As a member of the Greek community, I have observed a variety of paths taken by students. I have seen members drop because of the time commitment, grades, or dismissal from the university. I have seen members terminated due to grades, alcohol or drugs. I have seen potentially extraordinary members become mediocre and mediocre members become extraordinary.

Much like the university as a whole, there are no lack of partiers, no lack of scholars and certainly no lack of leaders. A wide variety of people are in college and no personality is solely restricted to fraternities and sororities. What some Greeks and non-Greeks alike seem to forget is that the Greek system does not directly create leaders, nor does it directly create partiers. The opportunities in college are plentiful on both ends of the spectrum and in many ways, the Greek system simply expands both sides. However, it is up to the individual to choose their adventure.

What recent events are telling us is that students in our generation are choosing the wrong path. As demonstrated by their national administrations, via suspensions and closures, fraternity and sorority organizations do not endorse this behavior and are trying to eradicate it completely.
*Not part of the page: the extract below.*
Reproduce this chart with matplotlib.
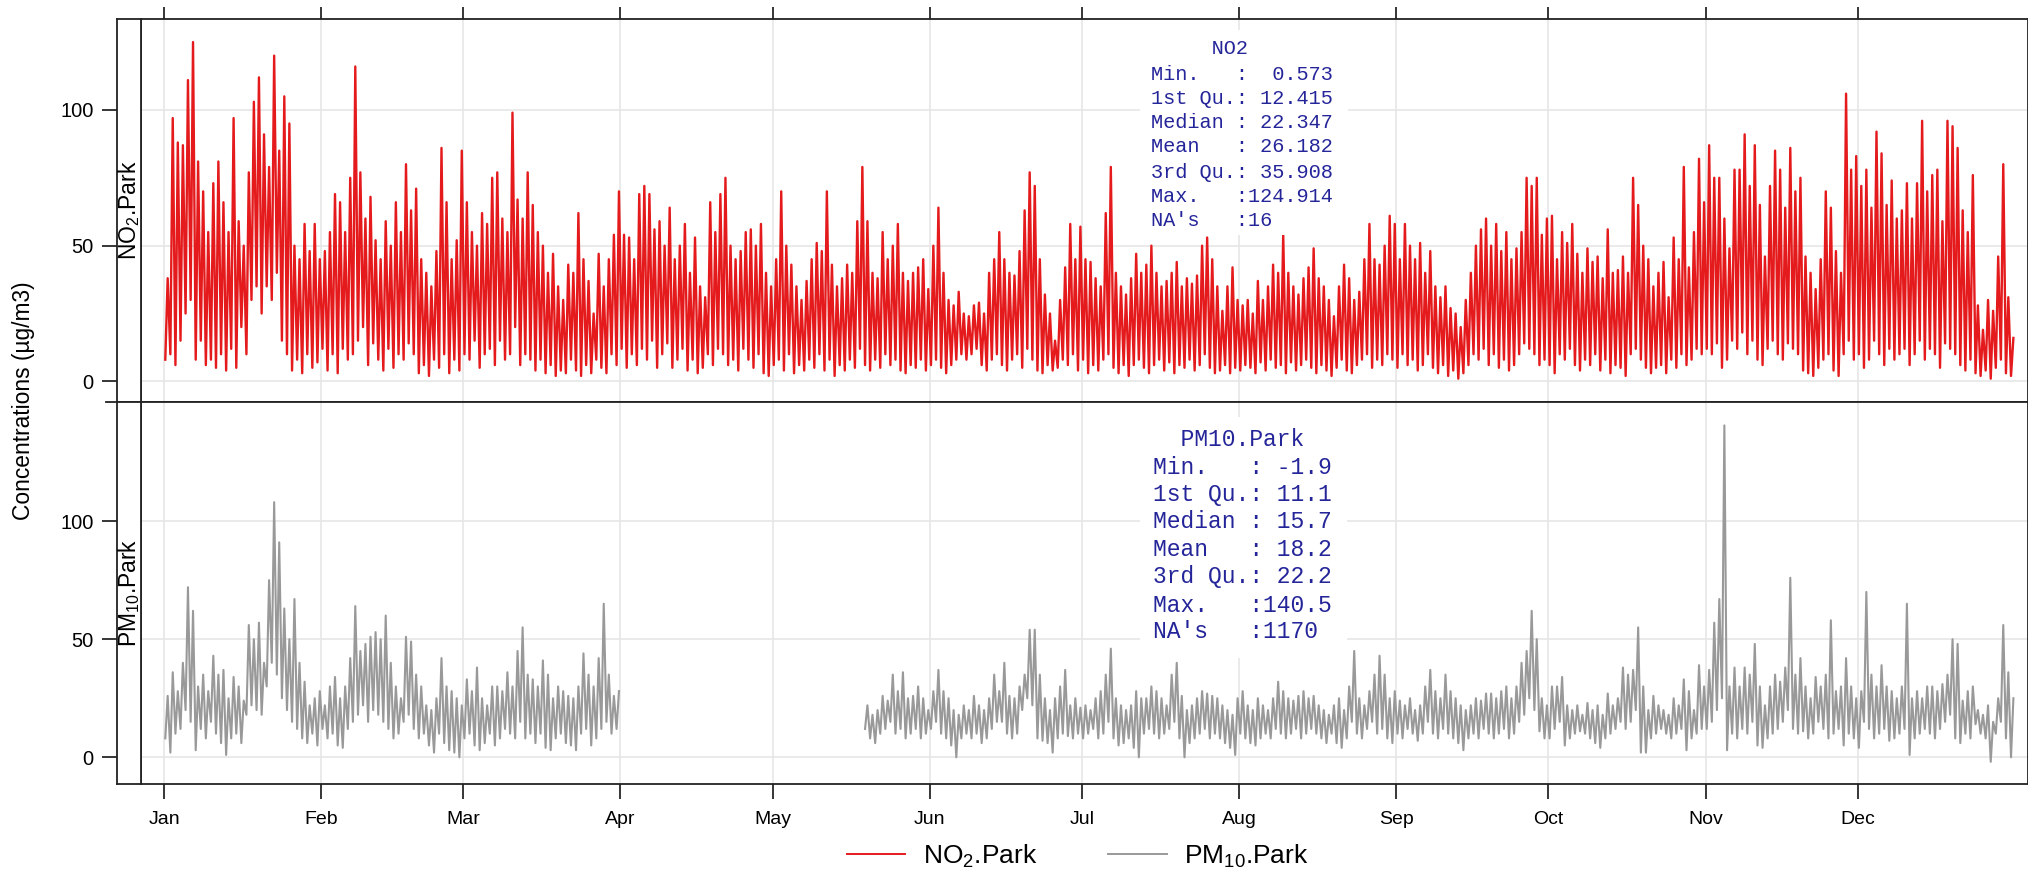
import numpy as np
import matplotlib
matplotlib.use('Agg')
import matplotlib.pyplot as plt
from matplotlib.lines import Line2D
from matplotlib.patches import Rectangle

plt.rcParams['font.family'] = ['Liberation Sans', 'DejaVu Sans']
plt.rcParams['mathtext.fontset'] = 'custom'
plt.rcParams['mathtext.rm'] = 'Liberation Sans'
plt.rcParams['mathtext.it'] = 'Liberation Sans:italic'

nan = float('nan')

months = ['Jan', 'Feb', 'Mar', 'Apr', 'May', 'Jun',
          'Jul', 'Aug', 'Sep', 'Oct', 'Nov', 'Dec']
month_days = [31, 28, 31, 30, 31, 30, 31, 31, 30, 31, 30, 31]

# daily high / low of the hourly series (ug/m3)
no2_high = [
    38, 97, 88, 87, 111, 125, 81, 70, 55, 73, 81, 66, 55, 97, 59, 50, 77, 103, 112, 91, 79, 120, 85, 105, 95, 50, 45, 58, 48, 58, 45,
    48, 55, 69, 66, 55, 75, 116, 77, 60, 68, 52, 45, 59, 50, 66, 55, 80, 63, 71, 45, 40, 35, 48, 86, 66, 45, 52, 85,
    66, 55, 50, 62, 58, 75, 77, 60, 55, 99, 67, 60, 77, 65, 55, 50, 40, 47, 35, 30, 43, 40, 62, 45, 37, 25, 47, 35, 45, 54, 70,
    54, 53, 45, 69, 72, 69, 56, 59, 50, 64, 45, 50, 58, 40, 53, 35, 31, 66, 55, 69, 75, 50, 45, 48, 55, 56, 50, 58, 40, 35,
    45, 70, 50, 43, 35, 30, 37, 45, 51, 48, 70, 43, 35, 38, 43, 40, 59, 79, 59, 40, 38, 55, 45, 50, 58, 40, 37, 40, 42, 45, 34,
    50, 64, 40, 30, 28, 33, 25, 24, 28, 29, 25, 40, 45, 55, 45, 40, 39, 48, 63, 77, 72, 45, 32, 25, 15, 30, 42, 58, 45, 57,
    45, 44, 38, 35, 62, 79, 40, 35, 32, 38, 47, 40, 43, 50, 40, 35, 37, 40, 44, 35, 38, 36, 39, 50, 53, 45, 35, 26, 35, 42, 30,
    28, 30, 25, 37, 30, 35, 43, 40, 54, 40, 35, 32, 38, 42, 49, 38, 35, 30, 24, 35, 43, 38, 30, 33, 45, 58, 45, 43, 50, 61, 58,
    45, 58, 50, 45, 51, 40, 48, 35, 31, 35, 27, 25, 20, 30, 40, 50, 56, 60, 50, 58, 48, 55, 45, 49, 55, 75, 72, 75, 54, 60,
    61, 45, 55, 51, 58, 47, 40, 49, 44, 46, 38, 56, 40, 41, 46, 40, 75, 65, 50, 45, 35, 40, 44, 31, 53, 45, 79, 42, 55, 82, 66,
    87, 75, 75, 60, 49, 78, 78, 91, 72, 87, 65, 46, 72, 85, 78, 64, 86, 70, 75, 46, 40, 34, 45, 70, 64, 48, 40, 106, 78, 83,
    72, 78, 64, 92, 84, 65, 74, 60, 63, 73, 60, 73, 96, 70, 76, 78, 59, 96, 94, 86, 63, 55, 76, 28, 19, 30, 26, 46, 80, 31, 16,
]
no2_low = [
    8, 10, 6, 15, 25, 30, 8, 15, 6, 8, 5, 10, 4, 12, 5, 20, 10, 30, 35, 25, 35, 30, 40, 15, 10, 4, 8, 3, 10, 5, 7,
    12, 4, 10, 3, 12, 8, 10, 15, 20, 6, 14, 8, 4, 12, 5, 10, 8, 14, 10, 3, 6, 2, 8, 5, 10, 3, 8, 4,
    10, 8, 15, 5, 10, 12, 6, 15, 8, 10, 20, 6, 10, 8, 4, 8, 3, 6, 2, 4, 3, 8, 4, 2, 6, 3, 8, 5, 3, 10, 6,
    12, 5, 10, 6, 12, 8, 15, 5, 10, 14, 5, 8, 12, 4, 8, 3, 5, 10, 6, 12, 10, 6, 8, 4, 12, 8, 5, 10, 3, 2,
    6, 8, 4, 10, 3, 6, 4, 8, 5, 10, 4, 8, 2, 6, 4, 8, 5, 12, 6, 4, 8, 5, 10, 6, 8, 4, 3, 6, 5, 8, 4,
    6, 8, 5, 3, 6, 8, 10, 8, 10, 12, 6, 4, 8, 10, 6, 4, 8, 10, 5, 12, 8, 4, 3, 6, 4, 5, 8, 6, 10, 4,
    8, 3, 6, 4, 8, 10, 5, 3, 6, 2, 6, 8, 5, 3, 6, 8, 4, 7, 3, 6, 5, 8, 4, 6, 10, 5, 3, 4, 6, 3, 5,
    4, 6, 5, 3, 7, 4, 8, 5, 6, 3, 7, 4, 6, 8, 5, 3, 6, 4, 2, 5, 8, 4, 3, 6, 8, 10, 5, 8, 6, 10, 8,
    5, 10, 6, 8, 4, 6, 10, 5, 3, 6, 2, 4, 1, 3, 6, 10, 8, 12, 6, 10, 5, 8, 4, 6, 10, 14, 12, 10, 6, 8,
    6, 3, 10, 8, 12, 6, 4, 8, 6, 10, 4, 8, 3, 6, 5, 2, 10, 12, 8, 5, 3, 5, 6, 3, 8, 5, 10, 6, 8, 12, 10,
    12, 10, 14, 5, 8, 15, 12, 18, 10, 15, 8, 6, 12, 15, 10, 8, 14, 12, 10, 4, 3, 2, 5, 8, 10, 4, 2, 10, 15, 8,
    10, 5, 8, 15, 10, 6, 12, 8, 10, 12, 6, 10, 15, 8, 12, 10, 5, 14, 12, 10, 6, 4, 8, 3, 2, 4, 1, 5, 8, 3, 2,
]
# PM10 has no data from 1 Apr to 18 May
pm10_high = [
    26, 36, 28, 40, 72, 62, 30, 35, 28, 43, 35, 37, 25, 34, 30, 24, 56, 50, 57, 40, 75, 108, 91, 63, 50, 67, 40, 32, 22, 25, 28,
    22, 30, 34, 25, 30, 42, 64, 45, 48, 51, 53, 50, 60, 40, 30, 25, 51, 49, 35, 30, 22, 20, 25, 42, 30, 28, 25, 22,
    33, 28, 38, 25, 22, 30, 30, 28, 36, 30, 45, 55, 35, 33, 30, 41, 35, 25, 30, 28, 26, 25, 30, 44, 35, 30, 42, 65, 35, 26, 28,
] + [nan] * 48 + [
    22, 18, 20, 26, 24, 35, 28, 36, 25, 26, 30, 25, 20,
    28, 37, 28, 25, 20, 18, 22, 20, 26, 22, 20, 25, 35, 28, 40, 26, 25, 30, 35, 54, 54, 35, 25, 20, 25, 30, 37, 22, 25, 21,
    22, 20, 25, 28, 35, 46, 25, 22, 20, 22, 28, 25, 25, 30, 28, 25, 22, 35, 40, 26, 20, 22, 25, 28, 27, 26, 25, 22, 20, 18, 25,
    28, 22, 20, 25, 22, 20, 25, 32, 28, 25, 24, 26, 28, 25, 26, 22, 20, 18, 22, 25, 20, 30, 45, 25, 22, 28, 35, 43, 35, 25, 28,
    24, 22, 25, 20, 22, 30, 37, 28, 25, 35, 28, 25, 22, 20, 22, 25, 24, 27, 27, 25, 28, 30, 25, 30, 40, 45, 62, 50, 25, 22,
    30, 30, 34, 22, 20, 22, 18, 23, 20, 22, 18, 27, 22, 25, 38, 35, 37, 55, 30, 20, 26, 22, 20, 18, 25, 22, 33, 28, 20, 39, 30,
    37, 57, 67, 140.5, 30, 38, 30, 38, 35, 48, 30, 22, 30, 35, 32, 38, 76, 35, 42, 30, 25, 34, 30, 35, 58, 28, 30, 42, 30, 25,
    28, 70, 35, 30, 39, 30, 28, 25, 30, 65, 25, 28, 25, 30, 30, 28, 31, 35, 50, 48, 24, 28, 30, 20, 18, 22, 15, 25, 56, 36, 25,
]
pm10_low = [
    8, 2, 10, 12, 20, 15, 3, 12, 8, 15, 10, 6, 1, 8, 10, 6, 18, 22, 20, 18, 30, 40, 35, 25, 20, 15, 12, 8, 6, 10, 5,
    12, 8, 10, 5, 4, 12, 15, 18, 22, 15, 20, 18, 15, 12, 8, 10, 15, 18, 12, 8, 10, 5, 2, 10, 6, 3, 2, 0,
    8, 10, 5, 3, 6, 10, 5, 8, 12, 10, 8, 15, 8, 10, 6, 10, 4, 3, 8, 10, 6, 5, 3, 10, 12, 5, 8, 12, 15, 10, 12,
] + [nan] * 48 + [
    12, 8, 6, 10, 12, 15, 10, 12, 8, 10, 12, 8, 10,
    12, 15, 10, 8, 5, 0, 8, 10, 8, 10, 6, 8, 12, 15, 15, 10, 8, 10, 20, 25, 22, 8, 7, 6, 2, 8, 10, 9, 8, 10,
    8, 10, 12, 8, 10, 15, 8, 5, 6, 8, 4, 0, 10, 12, 10, 8, 10, 12, 15, 8, 0, 6, 8, 10, 12, 8, 10, 8, 6, 4, 1,
    10, 8, 6, 5, 8, 10, 8, 12, 10, 8, 10, 12, 8, 10, 12, 10, 8, 6, 10, 6, 4, 8, 15, 10, 8, 12, 15, 10, 12, 8, 6,
    10, 8, 12, 10, 7, 10, 15, 10, 8, 12, 10, 8, 6, 3, 8, 10, 8, 12, 10, 8, 10, 12, 8, 10, 15, 18, 25, 20, 11, 8,
    8, 12, 15, 5, 8, 10, 11, 10, 8, 6, 4, 8, 10, 12, 15, 12, 15, 20, 2, 2, 8, 10, 12, 10, 8, 10, 12, 3, 8, 10, 12,
    12, 15, 20, 25, 3, 10, 8, 12, 10, 15, 5, 4, 8, 10, 12, 15, 20, 12, 10, 11, 8, 10, 15, 12, 8, 10, 12, 5, 10, 8,
    4, 15, 12, 8, 10, 12, 7, 8, 10, 12, 1, 8, 10, 12, 10, 8, 12, 15, 18, 8, 6, 10, 8, 14, 10, 8, -1.9, 10, 15, 8, 0,
]

series_names = ['NO$_2$.Park', 'PM$_{10}$.Park']
series_colors = ['#e41a1c', '#999999']
series_widths = [1.7, 1.5]

no2_summary = ['     NO2', 'Min.   :  0.573', '1st Qu.: 12.415', 'Median : 22.347',
               'Mean   : 26.182', '3rd Qu.: 35.908', 'Max.   :124.914', "NA's   :16"]
pm10_summary = ['  PM10.Park', 'Min.   : -1.9', '1st Qu.: 11.1', 'Median : 15.7',
                'Mean   : 18.2', '3rd Qu.: 22.2', 'Max.   :140.5', "NA's   :1170"]

for s in (no2_high, no2_low, pm10_high, pm10_low):
    assert len(s) == 365, len(s)

W, H = 2028, 877


def fx(px):
    return px / W


def fy(py):
    return 1 - py / H


def zigzag(low, high):
    days = np.arange(len(low))
    x = np.empty(2 * len(low))
    y = np.empty(2 * len(low))
    x[0::2] = days + 0.25
    x[1::2] = days + 0.72
    y[0::2] = low
    y[1::2] = high
    return x, y


def main():
    fig = plt.figure(figsize=(W / 100, H / 100), dpi=100)
    month_starts = np.concatenate([[0], np.cumsum(month_days)[:-1]])

    panels = [
        (19, 402, (-7.6, 133.5), no2_low, no2_high, 0),
        (402, 784, (-11.3, 150.4), pm10_low, pm10_high, 1),
    ]
    for top, bottom, ylim, low, high, i in panels:
        ax = fig.add_axes([fx(141), fy(bottom), fx(2028 - 141), (bottom - top) / H])
        strip = fig.add_axes([fx(117), fy(bottom), fx(24), (bottom - top) / H], sharey=ax)

        x, y = zigzag(low, high)
        ax.plot(x, y, color=series_colors[i], lw=series_widths[i], zorder=2)

        ax.set_xlim(-4.54, 367.6)
        ax.set_ylim(*ylim)
        ax.set_xticks(month_starts)
        ax.set_yticks([0, 50, 100])
        ax.grid(True, color='#e6e6e6', lw=1.2)
        ax.set_axisbelow(True)
        ax.tick_params(axis='y', left=False, labelleft=False)
        if i == 0:
            ax.tick_params(axis='x', bottom=False, labelbottom=False, top=True,
                           direction='out', length=9, width=1.1)
        else:
            ax.set_xticklabels(months)
            ax.tick_params(axis='x', direction='out', length=11, width=1.1,
                           labelsize=14, pad=8.5)
        for sp in ax.spines.values():
            sp.set_linewidth(1.3)
            sp.set_color('#222222')

        strip.set_xticks([])
        strip.tick_params(axis='y', direction='out', length=11, width=1.1,
                          labelsize=14.5, pad=6)
        for sp in strip.spines.values():
            sp.set_linewidth(1.3)
            sp.set_color('#222222')
        strip.text(0.5, 0.5, series_names[i], rotation=90, ha='center', va='center',
                   fontsize=16.5, transform=strip.transAxes)

    # divider stub left of the strip
    fig.add_artist(Line2D([fx(106), fx(117)], [fy(402), fy(402)], color='#222222', lw=1.3))

    # summary boxes
    boxes = [
        (no2_summary, (1140, 30, 1348, 235), 1151, [49, 74, 98, 123, 147, 172, 196.5, 221], 14.6),
        (pm10_summary, (1140, 417, 1347, 658), 1153, [439, 467, 495, 522, 549.5, 577, 605, 632], 16.6),
    ]
    for lines, (x0, y0, x1, y1), tx, ys, fs in boxes:
        fig.add_artist(Rectangle((fx(x0), fy(y1)), (x1 - x0) / W, (y1 - y0) / H,
                                 transform=fig.transFigure, facecolor='white',
                                 edgecolor='none', zorder=5))
        for line, py in zip(lines, ys):
            fig.text(fx(tx), fy(py), line, family='Liberation Mono', fontsize=fs,
                     color='#25259a', ha='left', va='center', zorder=6)

    fig.text(fx(24), fy(401), 'Concentrations (\u00b5g/m3)', rotation=90,
             ha='center', va='center', fontsize=16.4)

    handles = [Line2D([], [], color=c, lw=1.4) for c in series_colors]
    fig.legend(handles, series_names, loc='center', bbox_to_anchor=(fx(1078), fy(856)),
               ncol=2, frameon=False, fontsize=19, handlelength=2.2,
               handletextpad=0.68, columnspacing=2.7)

    fig.savefig('out.png', dpi=100)


if __name__ == '__main__':
    main()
I am not defending the actions made by these members across the nation, nor am I avoiding the fact that these events occurred in a fraternal atmosphere. I myself am proud to be a member of a fraternity here at Iowa State and I am appreciative of the leadership opportunities around me. It is about time that the fraternal members themselves return to their core pillars of scholarship, leadership, philanthropy and brotherhood/sisterhood.